What’s the most fulfilling element of BigTime’s entrepreneurial growth structure for each of you?
Holtrop: For me, it’s fulfilling that BigTime allows each individual to carve their own path, figure out their strengths and fill roles that will both benefit them personally and the company as well. The structure motivates individuals to make moves, and that empowerment results in a positive work environment. When everyone is determined and has that drive, people feed off of each other and power the organization while thriving in that positive environment.
BigTime allows each individual to carve their own path.”
Kern: I feel like there are two categories of team members in an organization: people building the product and those giving it to the world. At first, I was communicating the awesomeness of the product to prospects. Then, I got to look at the nuts and bolts of what makes it an effective product. There’s something really satisfying about sharing the product and also having a hand in building it that’s a huge payoff for me.
Saunders: I’m in my 50s and I’ll say that at this age, no one looks back at their careers and remembers the code they pushed, the deal they closed or the names of their customers. They will remember the people they helped and the people who helped them.

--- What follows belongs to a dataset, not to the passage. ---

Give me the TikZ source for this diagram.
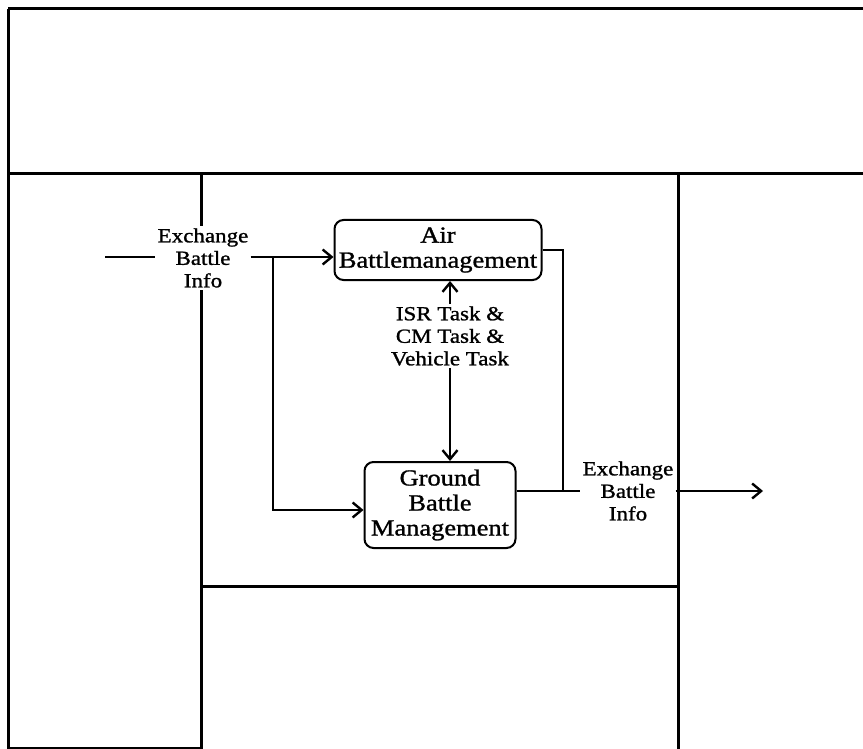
\documentclass[tikz,border=0pt]{standalone}
\usepackage{fontspec}
\setmainfont{Liberation Serif}[FakeStretch=1.15,FakeBold=1.2]
\usetikzlibrary{arrows.meta,positioning}

\begin{document}
\begin{tikzpicture}[x=1pt,y=-1pt,
  lane/.style={line width=3pt},
  func/.style={draw, line width=2pt, rounded corners=9pt, align=center, inner sep=0pt, font=\fontsize{23}{25}\selectfont},
  lbl/.style={fill=white, align=center, inner sep=2pt, font=\fontsize{20}{22.5}\selectfont},
  flow/.style={line width=2pt},
  >={Straight Barb[length=9pt,width=15pt,line width=2.4pt]}
]
\useasboundingbox (0,0) rectangle (863,749);

% swim lanes
\draw[lane] (8,9) -- (863,9);
\draw[lane] (8,9) -- (8,749);
\draw[lane] (8,174) -- (863,174);
\draw[lane] (201,174) -- (201,749);
\draw[lane] (678,174) -- (678,749);
\draw[lane] (201,586) -- (678,586);
\draw[lane] (8,748) -- (201,748);

\node[func, minimum width=207pt, minimum height=60pt] (air) at (438,250) {Air\\Battlemanagement};
\node[func, minimum width=151pt, minimum height=86pt] (gnd) at (440,505) {Ground\\Battle\\Management};

\node[lbl] (xin) at (203,258) {Exchange\\Battle\\Info};
\node[lbl] (xout) at (628,491) {Exchange\\Battle\\Info};
\node[lbl, fill=none] (task) at (450,336) {ISR Task \&\\CM Task \&\\Vehicle Task};

\coordinate (src) at (105,257);
\coordinate (split) at (273,257);
\coordinate (bend) at (273,510);
\coordinate (merge) at (563,491);
\coordinate (sink) at (763,491);

% incoming exchange, split to both functions
\draw[flow] (src) -- (xin.west |- src);
\draw[flow,->] (xin.east |- src) -- (src -| air.west);
\draw[flow,->] (split) -- (bend) -- (bend -| gnd.west);

% tasking between air and ground
\draw[flow,->] (task) -- (task |- air.south);
\draw[flow,->] (task) -- (task |- gnd.north);

% outgoing exchange
\draw[flow] (air.east) -| (merge);
\draw[flow] (gnd.east |- merge) -- (xout.west |- merge);
\draw[flow,->] (xout.east |- merge) -- (sink);
\end{tikzpicture}
\end{document}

So the payoff for me is a culture where everybody is looking down the ladder and figuring out how to help people up. Building that kind of company with 300 or 400 employees in an environment like Chicago can have a massive impact on the community at large. What entrepreneurial individuals like Alan and Mary Pat have accomplished so far is huge. But eventually, we’re going to be judged — by ourselves and others — by the people we’ve helped. If we can embed that mindset into BigTime’s culture, that’s a huge payoff.